IKEA is celebrating its 75th anniversary this year. What started as an enterprising teen’s mail-order business in rural Sweden is now the world’s largest furniture company. Last year, it posted $44.43 billion (€38.3 billion) in retail sales from over 400 megastores in 49 markets.
But despite IKEA’s global dominance, much of world still can’t correctly pronounce its name.
“IKEA” is an acronym for the founder’s name, Ingvar Kamprad; the name of his family farm, Elmtaryd; and the location of that farm, in the village of Agunnaryd, in Småland, Sweden. “When Ingvar founded IKEA in 1943, he of course pronounced it with a typical Swedish accent: “Eee-KEH-Yah,” explains a spokesperson to Quartz.
It’s not “AYE-kee-yah,” as English speakers pronounce it, or “IK-yah,” as the Japanese might say.
At the July 3o IKEA catalog launch in New York City, a life-size replica of young Kamprad’s first backyard office gave a clue to how he intended his enterprise be called. On the side of a windowless shack was a large marquee showing the company’s logo, designed by Kamprad himself. Note the acute accent on the letter E.
It’ll take some practice to retrain our tongues, but the increasingly globally minded Swedish company isn’t particularly anxious to correct the longstanding error. “It’s only natural that people pronounce ‘IKEA’ and the Swedish names of its products with a local accent,” says a spokesperson. “That’s absolutely ok!”
Even Kamprad, who passed away in January, was at peace with the differing pronunciations of IKEA around the world. Around the time IKEA began expanding internationally in the late 196o’s, the accent on the “e” curiously disappeared from the logo.
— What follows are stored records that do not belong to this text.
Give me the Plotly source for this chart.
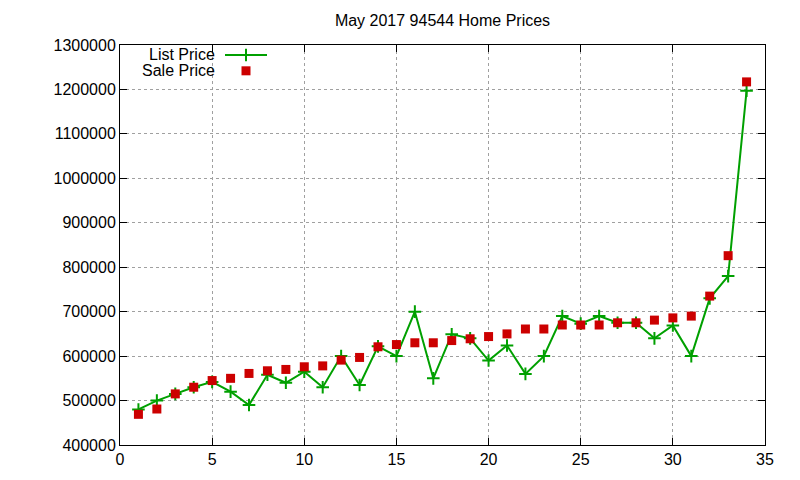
import plotly.graph_objects as go

x_vals = list(range(1, 35))
list_price = [480000, 500000, 515000, 530000, 542000, 520000, 490000, 558000, 540000, 565000,
              530000, 600000, 535000, 622000, 600000, 700000, 550000, 649000, 640000, 590000,
              624000, 560000, 600000, 690000, 673000, 690000, 675000, 675000, 640000, 669000,
              600000, 730000, 780000, 1197000]
sale_price = [469000, 481000, 515000, 530000, 545000, 550000, 561000, 567000, 570000, 576000,
              578000, 591000, 597000, 621000, 626000, 630000, 630000, 635000, 639000, 644000,
              650000, 661000, 661000, 670000, 670000, 670000, 675000, 675000, 681000, 686000,
              690000, 735000, 826000, 1217000]
x_ticks = [0, 5, 10, 15, 20, 25, 30, 35]
y_ticks = list(range(400000, 1300001, 100000))

GREEN = "#00A000"
RED = "#CC0000"
FONT = "Liberation Sans, Arial, sans-serif"
FS = 16

fig = go.Figure()
fig.add_trace(go.Scatter(
    x=x_vals, y=list_price, mode="lines+markers", name="List Price",
    line=dict(color=GREEN, width=2),
    marker=dict(symbol="cross-thin", size=9, line=dict(color=GREEN, width=2)),
    showlegend=False))
fig.add_trace(go.Scatter(
    x=x_vals, y=sale_price, mode="markers", name="Sale Price",
    marker=dict(symbol="square", size=9, color=RED),
    showlegend=False))

# legend glyphs in a pixel-coordinate overlay axis
fig.add_trace(go.Scatter(x=[225, 267], y=[55, 55], mode="lines", xaxis="x2", yaxis="y2",
                         line=dict(color=GREEN, width=2), showlegend=False, hoverinfo="skip"))
fig.add_trace(go.Scatter(x=[246], y=[55], mode="markers", xaxis="x2", yaxis="y2",
                         marker=dict(symbol="cross-thin", size=9, line=dict(color=GREEN, width=2)),
                         showlegend=False, hoverinfo="skip"))
fig.add_trace(go.Scatter(x=[246], y=[71], mode="markers", xaxis="x2", yaxis="y2",
                         marker=dict(symbol="square", size=9, color=RED),
                         showlegend=False, hoverinfo="skip"))

axis_common = dict(
    showline=True, linecolor="black", linewidth=1, mirror="allticks",
    ticks="inside", ticklen=7, tickcolor="black", tickwidth=1,
    showgrid=True, gridcolor="#a0a0a0", griddash="3px,3px", gridwidth=1,
    zeroline=False, tickfont=dict(family=FONT, size=FS, color="black"),
)

fig.update_layout(
    width=800, height=480,
    margin=dict(l=120, r=35, t=45, b=32),
    paper_bgcolor="white", plot_bgcolor="white",
    title=dict(text="May 2017 94544 Home Prices", x=0.5, xref="paper", xanchor="center",
               y=1 - 20 / 480, yref="container", yanchor="middle",
               font=dict(family=FONT, size=FS, color="black")),
    xaxis=dict(range=[0, 35], tickvals=x_ticks, **axis_common),
    yaxis=dict(range=[400000, 1300000], tickvals=y_ticks, tickformat="d", **axis_common),
    xaxis2=dict(range=[120, 765], overlaying="x", visible=False, fixedrange=True),
    yaxis2=dict(range=[448, 45], overlaying="y", visible=False, fixedrange=True),
    annotations=[
        dict(text="List Price", x=217, y=55, xref="x2", yref="y2", xanchor="right",
             yanchor="middle", showarrow=False, font=dict(family=FONT, size=FS, color="black")),
        dict(text="Sale Price", x=217, y=71, xref="x2", yref="y2", xanchor="right",
             yanchor="middle", showarrow=False, font=dict(family=FONT, size=FS, color="black")),
        dict(text="Price", x=13, y=246, xref="x2", yref="y2", textangle=-90,
             xanchor="center", yanchor="middle", showarrow=False,
             font=dict(family=FONT, size=FS, color="black")),
    ],
)

fig.write_html("out.html")
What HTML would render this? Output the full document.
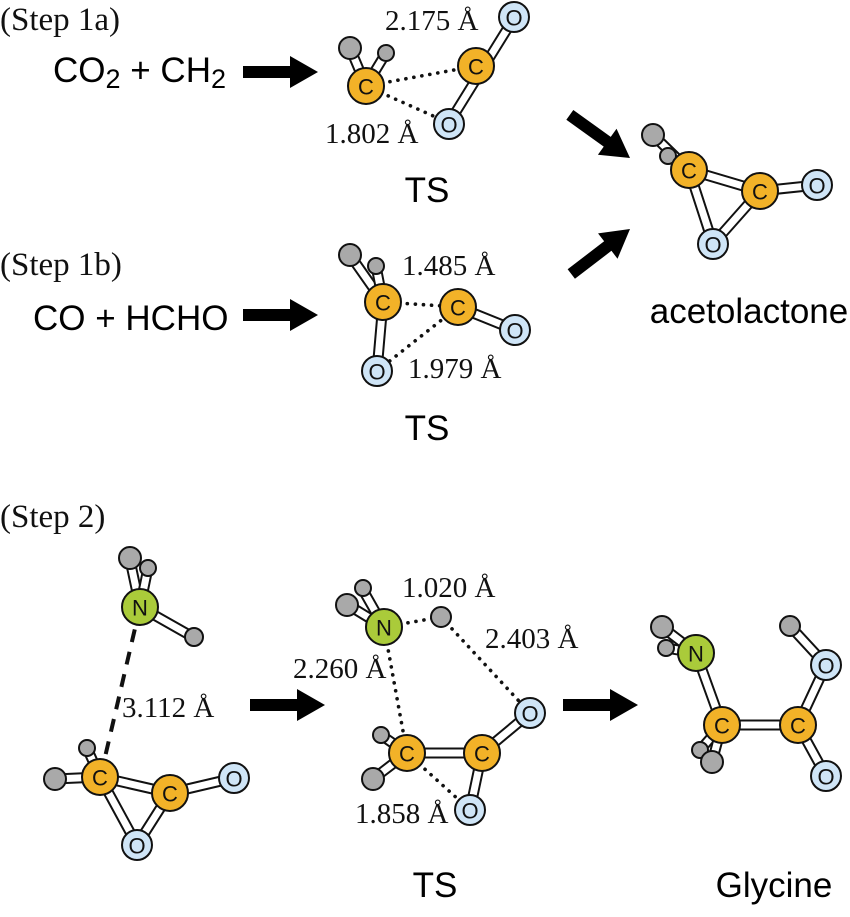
<!DOCTYPE html>
<html><head><meta charset="utf-8"><style>
html,body{margin:0;padding:0;background:#fff;width:850px;height:917px;overflow:hidden}
svg{display:block}
.s{font-family:"Liberation Serif",serif;font-size:29px;fill:#111}
.st{font-family:"Liberation Serif",serif;font-size:33px;fill:#111}
.a{font-family:"Liberation Sans",sans-serif;font-size:35px;fill:#000}
.l{font-family:"Liberation Sans",sans-serif;font-size:22px;fill:#111;text-anchor:middle;dominant-baseline:central}
.bo{stroke:#111;stroke-width:11;stroke-linecap:round}
.bi{stroke:#fff;stroke-width:7;stroke-linecap:round}
.dot{stroke:#111;stroke-width:3.6;stroke-dasharray:0.1 8;stroke-linecap:round;fill:none}
.C{fill:#f2b228;stroke:#111;stroke-width:2}
.O{fill:#cfe5f7;stroke:#111;stroke-width:2}
.N{fill:#aacb3a;stroke:#111;stroke-width:2}
.H{fill:#a9a9a9;stroke:#111;stroke-width:2}
</style></head><body>
<svg width="850" height="917" viewBox="0 0 850 917" xmlns="http://www.w3.org/2000/svg">

<!-- texts -->
<text class="st" x="0" y="30">(Step 1a)</text>
<text class="a" x="53" y="82">CO<tspan font-size="27" dy="6">2</tspan><tspan dy="-6"> + CH</tspan><tspan font-size="27" dy="6">2</tspan></text>
<text class="st" x="0" y="275">(Step 1b)</text>
<text class="a" x="33" y="330">CO + HCHO</text>
<text class="st" x="0" y="527">(Step 2)</text>
<text class="a" x="427" y="202" text-anchor="middle" font-size="36">TS</text>
<text class="a" x="427" y="440" text-anchor="middle" font-size="36">TS</text>
<text class="a" x="749" y="323" text-anchor="middle">acetolactone</text>
<text class="a" x="435" y="897" text-anchor="middle" font-size="36">TS</text>
<text class="a" x="774" y="897" text-anchor="middle">Glycine</text>

<!-- arrows (tip at origin, pointing +x) -->
<g fill="#000">
<polygon transform="translate(318,72)" points="-75,-6 -28,-6 -28,-16 0,0 -28,16 -28,6 -75,6"/>
<polygon transform="translate(318,315)" points="-75,-6 -28,-6 -28,-16 0,0 -28,16 -28,6 -75,6"/>
<polygon transform="translate(630,158) rotate(35.6)" points="-74,-6 -28,-6 -28,-16 0,0 -28,16 -28,6 -74,6"/>
<polygon transform="translate(630,229) rotate(-37.5)" points="-74,-6 -28,-6 -28,-16 0,0 -28,16 -28,6 -74,6"/>
<polygon transform="translate(325,705)" points="-75,-6 -28,-6 -28,-16 0,0 -28,16 -28,6 -75,6"/>
<polygon transform="translate(638,705)" points="-75,-6 -28,-6 -28,-16 0,0 -28,16 -28,6 -75,6"/>
</g>

<!-- Step 1a TS -->
<line class="dot" x1="366" y1="86" x2="476" y2="66"/>
<line class="dot" x1="366" y1="86" x2="449" y2="123"/>
<g><line class="bo" x1="366" y1="86" x2="350" y2="48"/><line class="bi" x1="366" y1="86" x2="350" y2="48"/>
<line class="bo" x1="366" y1="86" x2="386" y2="53"/><line class="bi" x1="366" y1="86" x2="386" y2="53"/>
<line class="bo" x1="514" y1="18" x2="449" y2="123"/><line class="bi" x1="514" y1="18" x2="449" y2="123"/></g>
<circle class="H" cx="350" cy="48" r="11"/><circle class="H" cx="386" cy="53" r="8"/>
<circle class="C" cx="366" cy="86" r="18"/><text class="l" x="366" y="87">C</text>
<circle class="C" cx="476" cy="66" r="18"/><text class="l" x="476" y="67">C</text>
<circle class="O" cx="514" cy="17" r="15"/><text class="l" x="514" y="18">O</text>
<circle class="O" cx="449" cy="124" r="15"/><text class="l" x="449" y="125">O</text>
<text class="s" x="385" y="30">2.175 Å</text>
<text class="s" x="325" y="143">1.802 Å</text>

<!-- acetolactone -->
<g><line class="bo" x1="689" y1="170" x2="653" y2="135"/><line class="bi" x1="689" y1="170" x2="653" y2="135"/>
<line class="bo" x1="689" y1="170" x2="668" y2="156"/><line class="bi" x1="689" y1="170" x2="668" y2="156"/>
<line class="bo" x1="689" y1="170" x2="760" y2="191"/><line class="bi" x1="689" y1="170" x2="760" y2="191"/>
<line class="bo" x1="760" y1="191" x2="817" y2="185"/><line class="bi" x1="760" y1="191" x2="817" y2="185"/>
<line class="bo" x1="689" y1="170" x2="713" y2="244"/><line class="bi" x1="689" y1="170" x2="713" y2="244"/>
<line class="bo" x1="760" y1="191" x2="713" y2="244"/><line class="bi" x1="760" y1="191" x2="713" y2="244"/></g>
<circle class="H" cx="653" cy="135" r="11"/><circle class="H" cx="668" cy="156" r="8"/>
<circle class="C" cx="689" cy="170" r="18"/><text class="l" x="689" y="171">C</text>
<circle class="C" cx="760" cy="191" r="18"/><text class="l" x="760" y="192">C</text>
<circle class="O" cx="817" cy="185" r="15"/><text class="l" x="817" y="186">O</text>
<circle class="O" cx="713" cy="244" r="15"/><text class="l" x="713" y="245">O</text>

<!-- Step 1b TS -->
<line class="dot" x1="383" y1="302" x2="458" y2="307"/>
<line class="dot" x1="377" y1="371" x2="458" y2="307"/>
<g><line class="bo" x1="383" y1="302" x2="350" y2="255"/><line class="bi" x1="383" y1="302" x2="350" y2="255"/>
<line class="bo" x1="383" y1="302" x2="376" y2="266"/><line class="bi" x1="383" y1="302" x2="376" y2="266"/>
<line class="bo" x1="383" y1="302" x2="377" y2="371"/><line class="bi" x1="383" y1="302" x2="377" y2="371"/>
<line class="bo" x1="458" y1="307" x2="515" y2="330"/><line class="bi" x1="458" y1="307" x2="515" y2="330"/></g>
<circle class="H" cx="376" cy="266" r="8"/><circle class="H" cx="350" cy="255" r="11"/>
<circle class="C" cx="383" cy="302" r="18"/><text class="l" x="383" y="303">C</text>
<circle class="C" cx="458" cy="307" r="18"/><text class="l" x="458" y="308">C</text>
<circle class="O" cx="515" cy="330" r="15"/><text class="l" x="515" y="331">O</text>
<circle class="O" cx="377" cy="371" r="15"/><text class="l" x="377" y="372">O</text>
<text class="s" x="402" y="275">1.485 Å</text>
<text class="s" x="408" y="378">1.979 Å</text>

<!-- Step 2 reactants -->
<line x1="140" y1="607" x2="102" y2="770" stroke="#111" stroke-width="4" stroke-dasharray="13 10"/>
<g><line class="bo" x1="140" y1="607" x2="130" y2="560"/><line class="bi" x1="140" y1="607" x2="130" y2="560"/>
<line class="bo" x1="140" y1="607" x2="148" y2="568"/><line class="bi" x1="140" y1="607" x2="148" y2="568"/>
<line class="bo" x1="140" y1="607" x2="193" y2="637"/><line class="bi" x1="140" y1="607" x2="193" y2="637"/>
<line class="bo" x1="100" y1="777" x2="55" y2="779"/><line class="bi" x1="100" y1="777" x2="55" y2="779"/>
<line class="bo" x1="100" y1="777" x2="87" y2="748"/><line class="bi" x1="100" y1="777" x2="87" y2="748"/>
<line class="bo" x1="100" y1="777" x2="170" y2="793"/><line class="bi" x1="100" y1="777" x2="170" y2="793"/>
<line class="bo" x1="170" y1="793" x2="234" y2="778"/><line class="bi" x1="170" y1="793" x2="234" y2="778"/>
<line class="bo" x1="100" y1="777" x2="137" y2="845"/><line class="bi" x1="100" y1="777" x2="137" y2="845"/>
<line class="bo" x1="170" y1="793" x2="137" y2="845"/><line class="bi" x1="170" y1="793" x2="137" y2="845"/></g>
<circle class="H" cx="130" cy="558" r="11"/><circle class="H" cx="148" cy="568" r="8"/><circle class="H" cx="194" cy="637" r="9"/>
<circle class="N" cx="140" cy="607" r="18"/><text class="l" x="140" y="608">N</text>
<circle class="H" cx="55" cy="779" r="11"/><circle class="H" cx="87" cy="748" r="8"/>
<circle class="C" cx="100" cy="777" r="18"/><text class="l" x="100" y="778">C</text>
<circle class="C" cx="170" cy="793" r="18"/><text class="l" x="170" y="794">C</text>
<circle class="O" cx="234" cy="778" r="15"/><text class="l" x="234" y="779">O</text>
<circle class="O" cx="137" cy="845" r="15"/><text class="l" x="137" y="846">O</text>
<text class="s" x="122" y="717">3.112 Å</text>

<!-- Step 2 TS -->
<line class="dot" x1="384" y1="627" x2="441" y2="617"/>
<line class="dot" x1="441" y1="617" x2="530" y2="713"/>
<line class="dot" x1="384" y1="627" x2="407" y2="753"/>
<line class="dot" x1="407" y1="753" x2="470" y2="810"/>
<g><line class="bo" x1="384" y1="627" x2="348" y2="605"/><line class="bi" x1="384" y1="627" x2="348" y2="605"/>
<line class="bo" x1="384" y1="627" x2="363" y2="590"/><line class="bi" x1="384" y1="627" x2="363" y2="590"/>
<line class="bo" x1="407" y1="753" x2="381" y2="735"/><line class="bi" x1="407" y1="753" x2="381" y2="735"/>
<line class="bo" x1="407" y1="753" x2="373" y2="779"/><line class="bi" x1="407" y1="753" x2="373" y2="779"/>
<line class="bo" x1="407" y1="753" x2="482" y2="753"/><line class="bi" x1="407" y1="753" x2="482" y2="753"/>
<line class="bo" x1="482" y1="753" x2="530" y2="713"/><line class="bi" x1="482" y1="753" x2="530" y2="713"/>
<line class="bo" x1="482" y1="753" x2="470" y2="810"/><line class="bi" x1="482" y1="753" x2="470" y2="810"/></g>
<circle class="H" cx="363" cy="588" r="8"/><circle class="H" cx="347" cy="605" r="11"/>
<circle class="N" cx="384" cy="627" r="18"/><text class="l" x="384" y="628">N</text>
<circle class="H" cx="441" cy="617" r="10"/>
<circle class="H" cx="381" cy="735" r="8"/><circle class="H" cx="373" cy="779" r="11"/>
<circle class="C" cx="407" cy="753" r="18"/><text class="l" x="407" y="754">C</text>
<circle class="C" cx="482" cy="753" r="18"/><text class="l" x="482" y="754">C</text>
<circle class="O" cx="530" cy="713" r="15"/><text class="l" x="530" y="714">O</text>
<circle class="O" cx="470" cy="810" r="15"/><text class="l" x="470" y="811">O</text>
<text class="s" x="402" y="597">1.020 Å</text>
<text class="s" x="485" y="648">2.403 Å</text>
<text class="s" x="293" y="678">2.260 Å</text>
<text class="s" x="355" y="823">1.858 Å</text>

<!-- Glycine -->
<g><line class="bo" x1="696" y1="653" x2="662" y2="627"/><line class="bi" x1="696" y1="653" x2="662" y2="627"/>
<line class="bo" x1="696" y1="653" x2="666" y2="648"/><line class="bi" x1="696" y1="653" x2="666" y2="648"/>
<line class="bo" x1="696" y1="653" x2="722" y2="725"/><line class="bi" x1="696" y1="653" x2="722" y2="725"/>
<line class="bo" x1="722" y1="725" x2="700" y2="750"/><line class="bi" x1="722" y1="725" x2="700" y2="750"/>
<line class="bo" x1="722" y1="725" x2="712" y2="762"/><line class="bi" x1="722" y1="725" x2="712" y2="762"/>
<line class="bo" x1="722" y1="725" x2="798" y2="725"/><line class="bi" x1="722" y1="725" x2="798" y2="725"/>
<line class="bo" x1="798" y1="725" x2="826" y2="665"/><line class="bi" x1="798" y1="725" x2="826" y2="665"/>
<line class="bo" x1="798" y1="725" x2="826" y2="776"/><line class="bi" x1="798" y1="725" x2="826" y2="776"/>
<line class="bo" x1="826" y1="665" x2="790" y2="626"/><line class="bi" x1="826" y1="665" x2="790" y2="626"/></g>
<circle class="H" cx="662" cy="627" r="11"/><circle class="H" cx="666" cy="648" r="8"/>
<circle class="N" cx="696" cy="653" r="18"/><text class="l" x="696" y="654">N</text>
<circle class="H" cx="700" cy="750" r="8"/><circle class="H" cx="712" cy="762" r="11"/>
<circle class="C" cx="722" cy="725" r="18"/><text class="l" x="722" y="726">C</text>
<circle class="C" cx="798" cy="725" r="18"/><text class="l" x="798" y="726">C</text>
<circle class="H" cx="790" cy="626" r="10"/>
<circle class="O" cx="826" cy="665" r="15"/><text class="l" x="826" y="666">O</text>
<circle class="O" cx="826" cy="776" r="15"/><text class="l" x="826" y="777">O</text>
</svg>
</body></html>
IKEA’s lax attitude toward the pronunciation of its name runs counter to that of other global brands that have insisted on one pronunciation. When Hyundai first entered the US market, it obsessed over getting Americans to use the Korean pronunciation “High-yoon-day,” Fearing that the name was too close to “Honda,” the company ran advertising campaigns using the Korean pronunciation, only to cede in the end to the American “Hun-day.”
“After a good fight, Hyundai learned the sometimes annoying truth that correct pronunciation is often determined democratically,” explains international management professor Adam Wooten in Desert News. “In fact, there are many times in daily life where fighting for original, ‘correct’ pronunciation is futile and adapting our pronunciation to the will of the majority may be best.”